Surinder Khanna, Former cricketer

Bedi, along with Kirti Azad, has written about 200 letters to Jaitley, informing him about the rampant corruption, with demands of a probe. According to Bedi, even in the annual general meetings that don’t last more than a few minutes, Azad was offered the position of a national selector, but didn’t budge. “When I met Jaitley, instead of giving me an honest hearing, he went on a tirade against Kirti Azad, for making wild charges against an apparently lily-white DDCA management,” recalls Bedi. Azad made representations to the BCCI, which main­tained a stoic silence, much like Jaitley, who kept quiet on the IPL matching-fixing scandal.
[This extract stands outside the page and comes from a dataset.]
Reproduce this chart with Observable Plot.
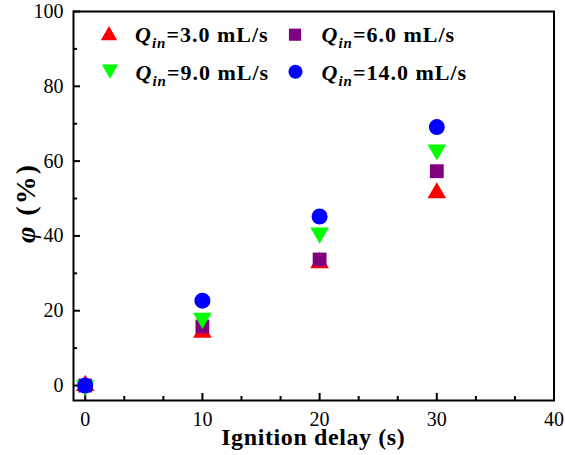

IPL’s Chennai Super Kings was owned by a family member of former BCCI chief N. Srinivasan, who was forced to quit as board president by the Supreme Court which cited a flagrant conflict of interest in another case. Similarly, Arun Jaitley is the Union minister of Corporate Affairs that is investigating the alleged financial bungling in the DDCA that took place during his tenure as president. “Will an intervention from the apex court be required to resolve the conflict of interest in the investigation of financial bungling in DDCA?” asks Sameer Bahadur, secretary of the NCT Cricket Association.

The indefatigable Bedi has written to Prime Minister Narendra Modi and sought an audience with him. “I believe in prime minister Modi when he says na khaunga, na khaane dunga (neither will I make money by corrupt means, nor will let others).” They are eagerly awaiting a response for months now.